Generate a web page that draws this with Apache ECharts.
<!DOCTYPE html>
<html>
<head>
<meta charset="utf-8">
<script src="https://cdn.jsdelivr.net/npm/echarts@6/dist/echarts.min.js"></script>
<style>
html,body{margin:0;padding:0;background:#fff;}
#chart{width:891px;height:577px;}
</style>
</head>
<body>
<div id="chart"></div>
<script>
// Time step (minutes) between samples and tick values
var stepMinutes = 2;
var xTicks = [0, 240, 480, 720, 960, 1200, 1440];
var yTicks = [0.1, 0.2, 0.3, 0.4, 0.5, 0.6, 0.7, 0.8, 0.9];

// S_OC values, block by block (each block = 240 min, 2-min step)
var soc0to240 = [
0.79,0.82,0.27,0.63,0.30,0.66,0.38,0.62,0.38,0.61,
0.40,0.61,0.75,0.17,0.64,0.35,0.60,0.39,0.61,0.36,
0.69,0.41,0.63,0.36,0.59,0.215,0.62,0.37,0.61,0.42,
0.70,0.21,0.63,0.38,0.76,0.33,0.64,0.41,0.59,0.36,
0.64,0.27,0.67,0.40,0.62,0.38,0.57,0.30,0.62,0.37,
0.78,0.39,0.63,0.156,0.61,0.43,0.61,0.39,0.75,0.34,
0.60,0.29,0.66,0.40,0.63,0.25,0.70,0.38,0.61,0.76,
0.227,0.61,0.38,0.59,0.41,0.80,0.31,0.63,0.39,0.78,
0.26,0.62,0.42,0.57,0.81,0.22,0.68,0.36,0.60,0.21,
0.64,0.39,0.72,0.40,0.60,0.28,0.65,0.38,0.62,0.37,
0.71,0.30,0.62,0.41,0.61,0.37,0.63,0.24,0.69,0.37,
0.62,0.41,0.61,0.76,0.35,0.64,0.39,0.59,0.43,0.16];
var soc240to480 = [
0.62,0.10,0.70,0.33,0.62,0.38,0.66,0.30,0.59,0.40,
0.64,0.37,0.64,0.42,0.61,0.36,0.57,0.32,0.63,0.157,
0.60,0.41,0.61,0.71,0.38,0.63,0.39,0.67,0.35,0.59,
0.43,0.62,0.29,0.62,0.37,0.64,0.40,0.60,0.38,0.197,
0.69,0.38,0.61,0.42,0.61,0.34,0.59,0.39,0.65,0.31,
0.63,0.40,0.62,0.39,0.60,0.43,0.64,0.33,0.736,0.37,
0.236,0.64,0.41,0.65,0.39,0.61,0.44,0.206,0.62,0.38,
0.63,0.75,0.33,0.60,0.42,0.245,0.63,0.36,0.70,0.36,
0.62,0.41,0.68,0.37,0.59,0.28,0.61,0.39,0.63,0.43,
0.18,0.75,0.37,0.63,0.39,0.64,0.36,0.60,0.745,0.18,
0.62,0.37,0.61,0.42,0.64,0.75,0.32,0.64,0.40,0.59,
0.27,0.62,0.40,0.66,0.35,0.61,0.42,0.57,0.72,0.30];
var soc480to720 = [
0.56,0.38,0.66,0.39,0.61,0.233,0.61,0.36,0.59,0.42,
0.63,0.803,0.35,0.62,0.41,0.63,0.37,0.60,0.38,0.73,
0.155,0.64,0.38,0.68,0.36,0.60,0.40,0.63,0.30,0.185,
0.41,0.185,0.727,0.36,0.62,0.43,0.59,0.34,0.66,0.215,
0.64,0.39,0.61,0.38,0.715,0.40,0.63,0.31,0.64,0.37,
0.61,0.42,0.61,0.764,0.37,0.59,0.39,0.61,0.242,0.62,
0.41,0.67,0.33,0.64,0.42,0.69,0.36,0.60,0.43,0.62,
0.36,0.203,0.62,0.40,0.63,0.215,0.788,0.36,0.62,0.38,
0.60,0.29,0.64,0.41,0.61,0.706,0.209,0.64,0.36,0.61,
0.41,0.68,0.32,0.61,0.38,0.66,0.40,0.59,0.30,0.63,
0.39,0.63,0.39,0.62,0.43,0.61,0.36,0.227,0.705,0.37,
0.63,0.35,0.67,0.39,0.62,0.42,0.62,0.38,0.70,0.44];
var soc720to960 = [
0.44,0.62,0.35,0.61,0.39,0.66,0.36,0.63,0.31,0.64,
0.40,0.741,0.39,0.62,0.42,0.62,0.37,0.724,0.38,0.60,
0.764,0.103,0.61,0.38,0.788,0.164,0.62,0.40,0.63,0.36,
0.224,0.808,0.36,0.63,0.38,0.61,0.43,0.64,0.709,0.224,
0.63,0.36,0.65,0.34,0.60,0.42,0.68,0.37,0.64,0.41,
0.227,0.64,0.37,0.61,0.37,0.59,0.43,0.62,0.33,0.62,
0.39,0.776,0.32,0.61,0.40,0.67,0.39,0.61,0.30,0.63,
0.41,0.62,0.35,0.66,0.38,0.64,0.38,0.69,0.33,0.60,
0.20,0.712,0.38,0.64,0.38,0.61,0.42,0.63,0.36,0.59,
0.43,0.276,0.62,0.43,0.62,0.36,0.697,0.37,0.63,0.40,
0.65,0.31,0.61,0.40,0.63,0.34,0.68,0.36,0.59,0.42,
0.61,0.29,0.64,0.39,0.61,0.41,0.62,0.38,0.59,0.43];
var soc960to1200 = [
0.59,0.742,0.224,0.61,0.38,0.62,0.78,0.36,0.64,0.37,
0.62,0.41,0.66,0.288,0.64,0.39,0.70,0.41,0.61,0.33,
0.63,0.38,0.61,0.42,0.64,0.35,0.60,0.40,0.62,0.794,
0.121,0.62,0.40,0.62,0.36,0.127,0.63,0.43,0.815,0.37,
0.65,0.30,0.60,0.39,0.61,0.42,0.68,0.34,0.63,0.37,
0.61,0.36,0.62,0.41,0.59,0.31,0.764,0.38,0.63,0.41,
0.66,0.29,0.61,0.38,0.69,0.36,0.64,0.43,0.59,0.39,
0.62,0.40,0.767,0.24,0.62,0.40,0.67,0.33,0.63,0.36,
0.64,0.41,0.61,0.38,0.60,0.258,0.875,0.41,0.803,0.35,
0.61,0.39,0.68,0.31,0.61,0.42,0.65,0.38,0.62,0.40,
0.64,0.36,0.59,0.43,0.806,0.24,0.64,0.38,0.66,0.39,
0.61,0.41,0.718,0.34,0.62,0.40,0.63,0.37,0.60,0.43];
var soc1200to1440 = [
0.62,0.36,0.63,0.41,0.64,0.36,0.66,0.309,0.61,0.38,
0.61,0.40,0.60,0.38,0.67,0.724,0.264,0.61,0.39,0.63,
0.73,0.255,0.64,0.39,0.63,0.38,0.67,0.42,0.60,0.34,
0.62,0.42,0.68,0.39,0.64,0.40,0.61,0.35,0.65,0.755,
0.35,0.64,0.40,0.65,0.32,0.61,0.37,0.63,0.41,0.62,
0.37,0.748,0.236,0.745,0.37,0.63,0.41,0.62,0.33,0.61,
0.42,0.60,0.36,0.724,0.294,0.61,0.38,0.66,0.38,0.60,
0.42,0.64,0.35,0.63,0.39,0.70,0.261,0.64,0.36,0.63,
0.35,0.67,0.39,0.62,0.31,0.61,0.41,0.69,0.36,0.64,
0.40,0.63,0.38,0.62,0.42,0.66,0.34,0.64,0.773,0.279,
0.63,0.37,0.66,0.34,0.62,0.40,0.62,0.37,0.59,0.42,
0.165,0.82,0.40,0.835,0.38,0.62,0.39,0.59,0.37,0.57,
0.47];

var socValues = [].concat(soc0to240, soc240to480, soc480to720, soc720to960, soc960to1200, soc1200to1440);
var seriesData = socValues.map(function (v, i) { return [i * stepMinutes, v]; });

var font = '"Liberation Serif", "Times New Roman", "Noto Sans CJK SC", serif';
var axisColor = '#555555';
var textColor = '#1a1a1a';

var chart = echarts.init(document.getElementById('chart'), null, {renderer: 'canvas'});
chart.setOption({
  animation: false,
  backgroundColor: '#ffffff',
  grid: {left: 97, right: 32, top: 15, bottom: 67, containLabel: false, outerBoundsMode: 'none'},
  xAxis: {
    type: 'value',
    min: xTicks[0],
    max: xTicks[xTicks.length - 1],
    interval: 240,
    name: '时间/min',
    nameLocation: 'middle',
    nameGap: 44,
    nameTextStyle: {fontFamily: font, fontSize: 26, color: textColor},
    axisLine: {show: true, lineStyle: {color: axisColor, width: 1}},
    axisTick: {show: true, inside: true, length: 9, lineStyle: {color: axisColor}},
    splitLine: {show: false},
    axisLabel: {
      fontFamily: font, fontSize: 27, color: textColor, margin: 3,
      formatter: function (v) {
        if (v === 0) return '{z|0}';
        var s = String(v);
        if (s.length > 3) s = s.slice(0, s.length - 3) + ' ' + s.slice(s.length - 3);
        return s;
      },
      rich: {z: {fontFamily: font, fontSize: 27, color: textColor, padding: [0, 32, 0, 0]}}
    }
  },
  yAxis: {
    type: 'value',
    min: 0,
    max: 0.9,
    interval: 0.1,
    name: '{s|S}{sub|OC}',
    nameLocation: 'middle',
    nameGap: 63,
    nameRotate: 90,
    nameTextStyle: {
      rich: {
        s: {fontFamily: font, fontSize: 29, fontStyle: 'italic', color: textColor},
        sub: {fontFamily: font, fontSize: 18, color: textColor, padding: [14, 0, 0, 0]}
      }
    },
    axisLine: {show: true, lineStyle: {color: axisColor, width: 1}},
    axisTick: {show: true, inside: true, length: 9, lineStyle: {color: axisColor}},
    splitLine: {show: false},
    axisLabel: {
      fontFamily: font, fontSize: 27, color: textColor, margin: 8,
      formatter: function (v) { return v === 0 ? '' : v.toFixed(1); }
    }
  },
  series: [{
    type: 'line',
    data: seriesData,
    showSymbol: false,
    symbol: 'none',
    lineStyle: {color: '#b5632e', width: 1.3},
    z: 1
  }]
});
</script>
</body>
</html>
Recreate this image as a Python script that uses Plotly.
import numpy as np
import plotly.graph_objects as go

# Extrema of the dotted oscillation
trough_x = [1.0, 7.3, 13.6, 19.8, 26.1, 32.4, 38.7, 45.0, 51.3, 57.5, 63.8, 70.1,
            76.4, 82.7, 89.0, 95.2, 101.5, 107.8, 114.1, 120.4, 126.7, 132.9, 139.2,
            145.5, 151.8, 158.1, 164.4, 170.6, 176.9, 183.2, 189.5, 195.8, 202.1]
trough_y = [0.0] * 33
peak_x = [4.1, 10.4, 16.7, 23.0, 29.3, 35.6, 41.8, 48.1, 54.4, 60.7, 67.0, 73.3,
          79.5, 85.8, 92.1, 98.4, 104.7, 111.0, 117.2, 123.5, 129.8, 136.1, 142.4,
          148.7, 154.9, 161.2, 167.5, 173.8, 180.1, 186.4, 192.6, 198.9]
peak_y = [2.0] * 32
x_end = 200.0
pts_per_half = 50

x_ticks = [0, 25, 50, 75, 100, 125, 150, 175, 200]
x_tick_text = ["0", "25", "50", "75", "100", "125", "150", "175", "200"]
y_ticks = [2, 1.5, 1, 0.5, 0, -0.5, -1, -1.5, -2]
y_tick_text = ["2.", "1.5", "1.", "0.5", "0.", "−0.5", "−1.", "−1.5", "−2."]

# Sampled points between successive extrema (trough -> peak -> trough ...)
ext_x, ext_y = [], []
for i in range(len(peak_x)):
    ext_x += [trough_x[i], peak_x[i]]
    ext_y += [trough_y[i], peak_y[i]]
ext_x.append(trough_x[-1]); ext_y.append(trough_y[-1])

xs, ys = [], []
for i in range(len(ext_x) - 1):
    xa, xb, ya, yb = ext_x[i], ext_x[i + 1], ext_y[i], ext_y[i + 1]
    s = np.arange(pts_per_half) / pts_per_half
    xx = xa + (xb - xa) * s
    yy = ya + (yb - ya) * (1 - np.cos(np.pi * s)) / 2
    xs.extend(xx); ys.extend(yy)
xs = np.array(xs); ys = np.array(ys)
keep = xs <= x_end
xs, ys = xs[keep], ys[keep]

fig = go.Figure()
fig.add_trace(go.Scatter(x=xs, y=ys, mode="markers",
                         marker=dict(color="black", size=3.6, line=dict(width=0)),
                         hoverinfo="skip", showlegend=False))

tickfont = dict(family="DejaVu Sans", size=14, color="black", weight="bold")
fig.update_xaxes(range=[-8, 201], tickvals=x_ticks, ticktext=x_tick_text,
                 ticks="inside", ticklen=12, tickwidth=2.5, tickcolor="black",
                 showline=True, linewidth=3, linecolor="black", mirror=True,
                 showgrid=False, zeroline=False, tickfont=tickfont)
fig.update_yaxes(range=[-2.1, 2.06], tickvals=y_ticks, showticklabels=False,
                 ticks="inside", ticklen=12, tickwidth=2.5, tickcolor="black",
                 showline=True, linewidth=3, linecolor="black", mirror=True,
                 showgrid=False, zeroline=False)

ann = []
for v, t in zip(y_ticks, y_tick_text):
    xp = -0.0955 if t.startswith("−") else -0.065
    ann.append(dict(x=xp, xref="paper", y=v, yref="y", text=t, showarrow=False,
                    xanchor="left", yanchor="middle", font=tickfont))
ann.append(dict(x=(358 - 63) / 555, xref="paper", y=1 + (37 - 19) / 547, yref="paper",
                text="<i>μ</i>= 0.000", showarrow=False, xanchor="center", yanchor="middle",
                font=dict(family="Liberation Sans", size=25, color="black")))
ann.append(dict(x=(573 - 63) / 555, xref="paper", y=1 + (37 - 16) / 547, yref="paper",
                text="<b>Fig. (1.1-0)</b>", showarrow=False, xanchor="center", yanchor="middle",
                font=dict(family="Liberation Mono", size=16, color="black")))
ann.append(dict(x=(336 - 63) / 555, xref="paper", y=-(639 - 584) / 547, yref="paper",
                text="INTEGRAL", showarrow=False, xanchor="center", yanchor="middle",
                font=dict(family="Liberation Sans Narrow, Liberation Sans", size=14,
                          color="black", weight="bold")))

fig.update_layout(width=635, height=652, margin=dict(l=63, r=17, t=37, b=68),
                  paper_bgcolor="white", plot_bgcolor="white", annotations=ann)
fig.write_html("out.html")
***
## TASK PROMPT
Return exactly the opening lines of the listing above, ending with the line that has "0.7, 0.8, 0.9];".

## EXERCISE RESULT
Generate a web page that draws this with Apache ECharts.
<!DOCTYPE html>
<html>
<head>
<meta charset="utf-8">
<script src="https://cdn.jsdelivr.net/npm/echarts@6/dist/echarts.min.js"></script>
<style>
html,body{margin:0;padding:0;background:#fff;}
#chart{width:891px;height:577px;}
</style>
</head>
<body>
<div id="chart"></div>
<script>
// Time step (minutes) between samples and tick values
var stepMinutes = 2;
var xTicks = [0, 240, 480, 720, 960, 1200, 1440];
var yTicks = [0.1, 0.2, 0.3, 0.4, 0.5, 0.6, 0.7, 0.8, 0.9];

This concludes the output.